The reframing of problem as opportunity is the mantra of the current economic climate (CEC). And from within our chanting, whether through gritted teeth or genuine optimism, we have the choice of passivity or activity.
Passively, we may be mesmerized by our decrements: in spending power, in the small luxuries we’d become accustomed to, and in the meaningfulness of our daily endeavors— shaped as they have been according to the beneficence of the bubbles we embraced with high enthusiasm. Linked to our amazement is our sense of disappointment and loss.
Passively, we take in the daily news, cresting in waves around the world: business failures, plans for “good” banks and “bad” banks, downgrading of formerly vibrant nations’ credit ratings. As if by staring at all this long enough, we will come to some understanding, some comprehension of scope and dimension. Incredulous, we become fixated, attempting to wrap our understanding around something so enormous.
Actively, on the other hand, we might focus on the short term with an eye to the future. We might hedge our bets, lessen our exposures. We might choose the Long-Term parking lot at the airport rather than the regular lot both because we now have the time and because it is half the price. We can afford to reflect, without the mad press of having to react immediately. And because we reflect, we may have for the first time, reached a place where we can appreciate value. Value not in the business sense of profit, however gained and at whatever cost, but value in a human sense of worthiness, both quantitative and qualitative: as in the value range of a painting’s colors.
Taking the breath granted us after the recent shocks in our respective lives, we may have the opportunity to engage ourselves in the question of worth. Interestingly enough, the psychological literature reflects that increasing amounts of wealth do not make people happy.
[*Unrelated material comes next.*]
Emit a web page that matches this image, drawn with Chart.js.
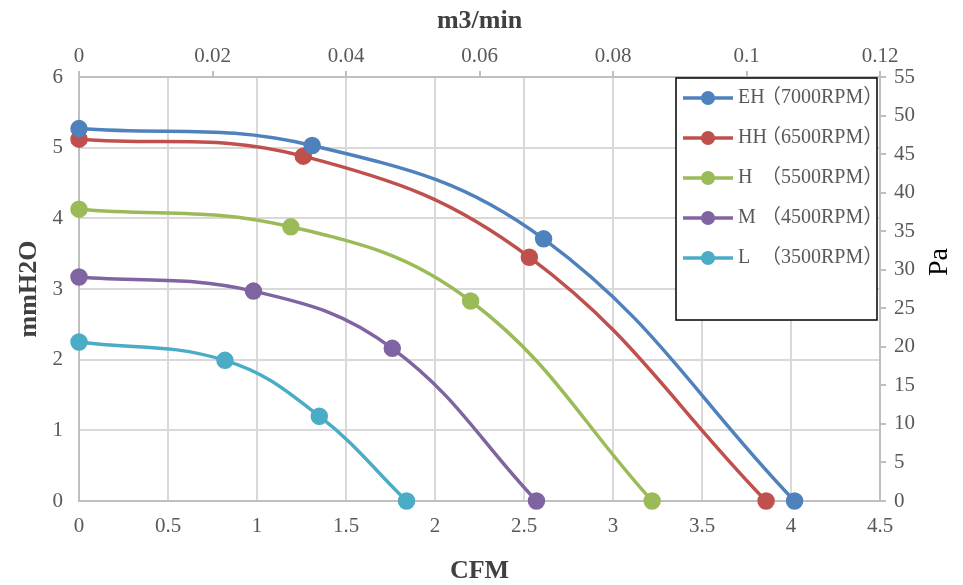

And in talking with many of you over the last months, its evident that, despite current disappointment and loss, only a very few had believed genuinely, before the Fall (of Lehman?), that their lives were simply “good”. More often, it seems, our disappointments followed the incremental development of economically driven appointments, understood as givens—- as entitlements socially bestowed according to our various fields of work; but erroneously believed to reflect one’s core, one’s worth.
We now have the time to engage our capabilities for reflection. Actively, we must differentiate between the values we hold worthy within our unquestioned belief in “value”, before we again pursue that ROI which leaves us personally emptied, disillusioned, and unhappy.